As for the highly touted 10-episode revival of ABC's "Roseanne," that won't launch until October 2018, so, why waste the value promotional time on it now?
Total Viewers: 5.58 million (no. 4 rank: + 1%), A18-49: 1.8/7 (no. 2 rank: no change)
Without "The Super Bowl LI and that seven-game baseball "World Series" last fall, Fox faces an uphill climb with its regularly scheduled programming.
In the promising department is relocating sophomore "Lethal Weapon" into the Tuesday 8 p.m. anchor position, which could give deserving sophomore sitcom lead-out "The Mick" a much-need boost.
Moving "Empire" up one hour on Wednesday into returning drama "Star"—both from Lee Daniels—makes sense. But why break up the season of both serialized dramas in two parts again when taking a three-month (December through February) hiatus has never been beneficial?
Elsewhere, the results could be slim.
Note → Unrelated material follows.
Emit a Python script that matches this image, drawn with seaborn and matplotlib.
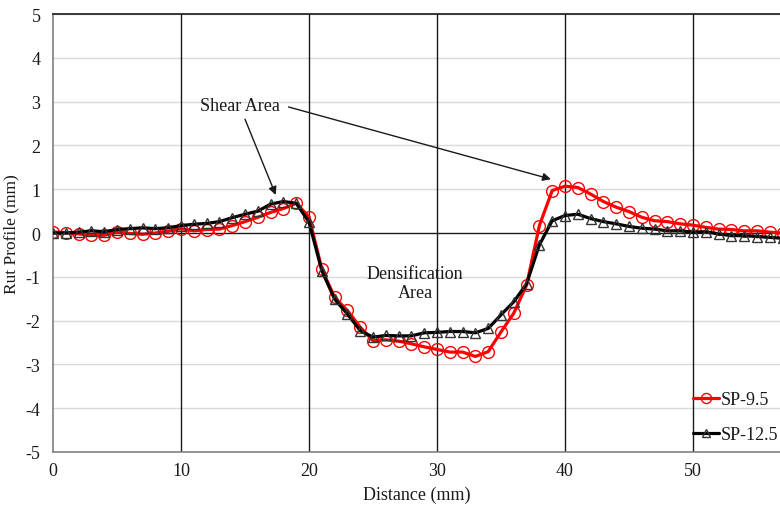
import numpy as np
import pandas as pd
import matplotlib
matplotlib.use("Agg")
import matplotlib.pyplot as plt
import seaborn as sns

distance = list(range(0, 58))
sp95 = [0.02, 0.01, -0.02, -0.05, -0.05, 0.02, -0.01, -0.03, 0.00, 0.04,
        0.10, 0.05, 0.08, 0.09, 0.17, 0.26, 0.36, 0.47, 0.56, 0.68,
        0.37, -0.82, -1.47, -1.77, -2.15, -2.46, -2.44, -2.47, -2.53, -2.60,
        -2.66, -2.72, -2.72, -2.82, -2.71, -2.26, -1.83, -1.19, 0.17, 0.97,
        1.07, 1.04, 0.89, 0.72, 0.59, 0.49, 0.36, 0.28, 0.26, 0.21,
        0.18, 0.13, 0.09, 0.08, 0.05, 0.05, 0.02, 0.00]
sp125 = [0.00, 0.00, 0.02, 0.05, 0.03, 0.08, 0.10, 0.12, 0.10, 0.12,
         0.17, 0.20, 0.22, 0.26, 0.35, 0.43, 0.50, 0.66, 0.72, 0.68,
         0.25, -0.86, -1.51, -1.85, -2.23, -2.38, -2.34, -2.35, -2.35, -2.28,
         -2.27, -2.25, -2.25, -2.28, -2.18, -1.87, -1.57, -1.16, -0.27, 0.28,
         0.40, 0.43, 0.33, 0.26, 0.21, 0.15, 0.11, 0.09, 0.05, 0.05,
         0.02, 0.03, -0.02, -0.06, -0.06, -0.08, -0.10, -0.12]
series_names = ["SP-9.5", "SP-12.5"]
x_ticks = [0, 10, 20, 30, 40, 50]
y_ticks = [-5, -4, -3, -2, -1, 0, 1, 2, 3, 4, 5]

df = pd.DataFrame({"Distance": distance, "SP-9.5": sp95, "SP-12.5": sp125})

sns.set_theme(style="white")
plt.rcParams["font.family"] = ["Liberation Serif", "DejaVu Serif"]
plt.rcParams["axes.unicode_minus"] = False

FS = 13

fig = plt.figure(figsize=(7.8, 5.06), dpi=100)
ax = fig.add_axes([0.068, 0.105, 0.932, 0.865])

# grid lines
for yv in y_ticks:
    if yv == 0:
        continue
    ax.axhline(yv, color="#d9d9d9", lw=1.0, zorder=0)
for xv in x_ticks[1:]:
    ax.axvline(xv, color="#1a1a1a", lw=1.0, zorder=0)
ax.axhline(0, color="#1a1a1a", lw=1.0, zorder=0.5)

sns.lineplot(data=df, x="Distance", y="SP-9.5", ax=ax, color="#ff0000", lw=2.3,
             marker="o", markersize=8.5, markerfacecolor="none",
             markeredgecolor="#ff0000", markeredgewidth=1.0, label=series_names[0],
             zorder=3)
sns.lineplot(data=df, x="Distance", y="SP-12.5", ax=ax, color="black", lw=2.3,
             marker="^", markersize=7.5, markerfacecolor="none",
             markeredgecolor="#333333", markeredgewidth=1.0, label=series_names[1],
             zorder=4)

ax.set_xlim(0, 56.8)
ax.set_ylim(-5, 5)
ax.set_xticks(x_ticks)
ax.set_yticks(y_ticks)
ax.tick_params(axis="y", length=0, labelsize=FS, colors="#1a1a1a", pad=9)
ax.tick_params(axis="x", length=0, labelsize=FS, colors="#1a1a1a", pad=7)
ax.set_xlabel("Distance (mm)", fontsize=FS, color="#1a1a1a", labelpad=5)
ax.set_ylabel("Rut Profile (mm)", fontsize=12.5, color="#1a1a1a")
ax.yaxis.set_label_coords(-0.046, 0.5)

ax.spines["right"].set_visible(False)
ax.spines["left"].set_color("#808080")
ax.spines["bottom"].set_color("#808080")
ax.spines["top"].set_color("#1a1a1a")
for s in ["left", "bottom", "top"]:
    ax.spines[s].set_linewidth(1.2)

ax.annotate("", xy=(17.4, 0.87), xytext=(15.0, 2.6),
            arrowprops=dict(arrowstyle="-|>", color="#1a1a1a", lw=1.0,
                            mutation_scale=12, shrinkA=0, shrinkB=0))
ax.annotate("", xy=(38.9, 1.23), xytext=(18.4, 2.88),
            arrowprops=dict(arrowstyle="-|>", color="#1a1a1a", lw=1.0,
                            mutation_scale=12, shrinkA=0, shrinkB=0))
ax.text(14.6, 2.92, "Shear Area", fontsize=FS, ha="center", va="center",
        color="#1a1a1a")
ax.text(28.3, -1.15, "Densification\nArea", fontsize=FS, ha="center",
        va="center", color="#1a1a1a", linespacing=1.15)

leg = ax.legend(loc="lower right", bbox_to_anchor=(1.012, -0.005), frameon=False,
                fontsize=FS, handlelength=1.4, handletextpad=0.1,
                labelspacing=1.0, borderaxespad=0.2, markerscale=0.85)
for t in leg.get_texts():
    t.set_color("#1a1a1a")

fig.savefig("out.png", dpi=100)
On Monday, new Fox drama "The Gifted," like any Marvel TV show, is an attraction for sponsors looking to reach the Comic-Con crowd—aka, young and trendy and not necessarily watching television the old-fashioned way.
On Thursday, new Fox dramedy "The Orville" from creator and star Seth MacFarlane could be a prosperous opportunity for advertisers if creative translated to ratings. But why the network is pitting modest "Gotham" against the final season of "Scandal" on ABC and "Thursday Night Football" on CBS (the latter at least initially), I'll never know.
Finally, there is new Sunday 8:30 p.m. comedy on Fox, "Ghosted," which will be a limited run sandwiched between deteriorating "The Simpsons" and "Family Guy."
For any advertiser supporting the network, I would keep the overall expectations low. No one ever said rebuilding a network would be easy.